1.
When he was 5-months-old, his hands reached for the toy above him. The whale spinning around seemed to fascinate him, but not as much as the puffy yellow star right next to it. He giggled with glee as “Twinkle Twinkle Little Star” played along with the moving carousel.
When he was 5-years-old he would stare at the glow-in-the-dark stars that were latched to his ceiling. He would dream of the planets and galaxies surrounding his. His drawings were filled of the night sky with a midnight sky and white gleaming stars.
When he was 10-years-old he was given a telescope to view the wonders of the sky. He would see airplanes pass by, soaring through the clouds. One time he was lucky enough to see a shooting star pass just a mile from his bedroom window. He contained his jubilance of the wondrous sight. It was a sign from the heavens.
When he was 15-years-old he forgot about his dream. His faith had altered. His friends were going for a more practical approach as he dreamt about worlds outside of his. His fantasy was exactly that, what more could come of it?
When he was 20-years-old he found solace in drugs and alcohol. His unfulfilled dream was suppressed under the weight of disapproval and doubt. He would still gaze at the moon for help. Haley’s comet passed.
When he was 26-years-old, he enrolled in the NASA program.
When he was 32-years-old, he graduated.
Now he’s 38 and going on his fifth trip into space, and every time he does, he feels his adrenaline pumping. The rocket blasts off and he sees the sky coming towards him. Breaking through the atmosphere, home is behind him, but his real home is here amongst the stars.
2.
When you lose the capability to do something, it forces you to cope without it, but when you have it back, you use it 'til your last breath. The joy of being able to use it, whether it be your newfound sight, happiness, sense of taste, sense of smell, sends chills of euphoria to your soul.
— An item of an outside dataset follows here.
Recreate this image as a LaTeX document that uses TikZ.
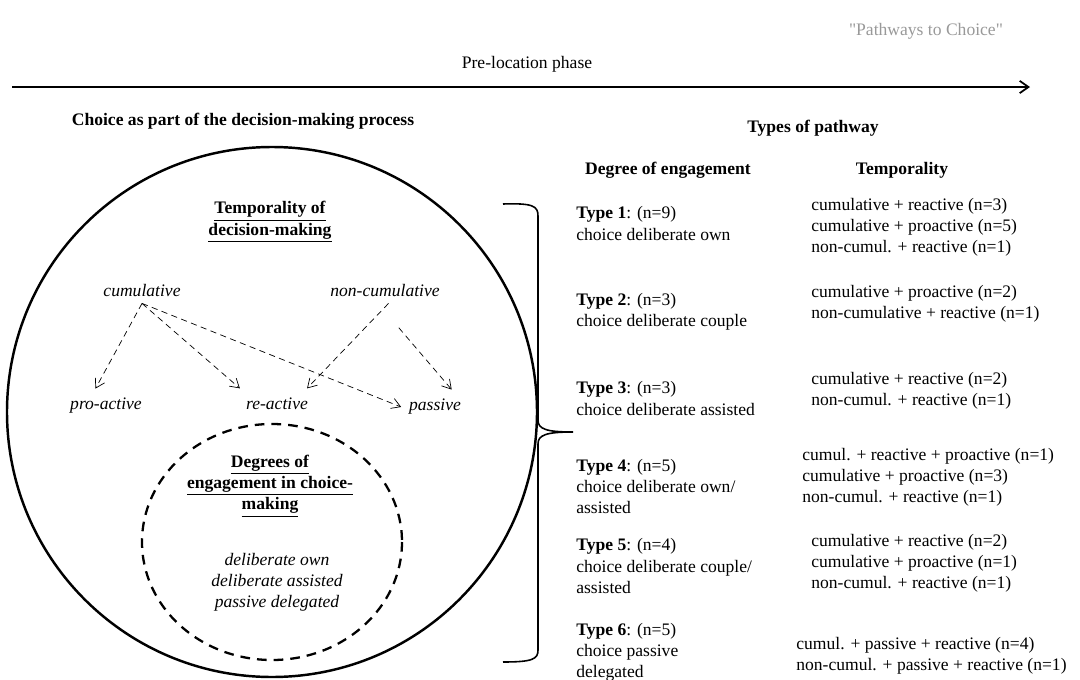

Once upon a time, I lost my voice. For a very long time I wasn’t able to stick up for myself because I didn’t have the courage to do so. I kept quiet in all cases and dealt with my troubles internally. I did my best not to argue and I’d suffocate from the knots in my throat that would build up from the things I never said. Then one time, I actually lost my voice.
I’d just had brain surgery and things had went awry. The section of my brain the neurologists were working on had differed to the one that was affected. I lost my voice—to be more specific, my speech. I knew what things were internally, but I wasn’t able to pronounce the words no matter how hard I tried. It lasted around three days long, but it felt like forever.
I was like a newborn trying to pronounce my first words, and I’d cry when I couldn’t. It took time to recover and even longer to gain my speech back. I began saying what I wanted and learned to be more direct in what I wanted, not only from others but myself as well. I realized how important words were and decided not to live my life hiding from what I truly feel.
It hurt to not being physically able to tell my mom that I loved her. To know that you want to say something but can’t get the words out. After that, I never stood quiet again.
3.
I’ve been through this before; this pain. I’ll probably have to go through it again, but it’s fine. With every heartbreak I get a step closer to know who I really want to be with and what I deserve. I’ve gone through this routine over and over again that by now I should know how long it should take me to move on, but every heartbreak differs. Pain lasts as long as you want it to.
Usually it takes me a week to start feeling more confident, since I’ve gained my confidence. I wish the time period was shorter but I need every minute of it to cleanse myself from these emotions. It’s going to be a struggle, because pain isn’t easy to deal with but in the end I’ll come out a better person.
I can’t keep pitying myself and praying for a different scenario. Some people don’t prove their effort and those are the ones to be cautious of, especially if you’re one to give your all. I don’t want to look at my reflection and see the weakness that envelops me. I am better than that and even if it will take some time, I have the strength to persevere.
I love myself too much to care for someone who couldn’t care less about me. I know my worth and if that’s true, then I need to pick myself back up. Only I can choose to heal myself. Only I can choose to change my life. Only I can make the decisions to who I choose to be, and that’s the beauty of it.
I’ll try not hide my emotions when they are too much. I’ll cry when it hurts most and the pain is too much to handle. I’ll try not pretend to be fine, because it’s okay not to be. It’s okay to feel empty. It’s okay to feel sad. It’s okay to feel. It’s not okay to let it consume me. I’ll look at my reflection and realize who I am and who I can be. There are so many wonders one can do once they let go of their burden.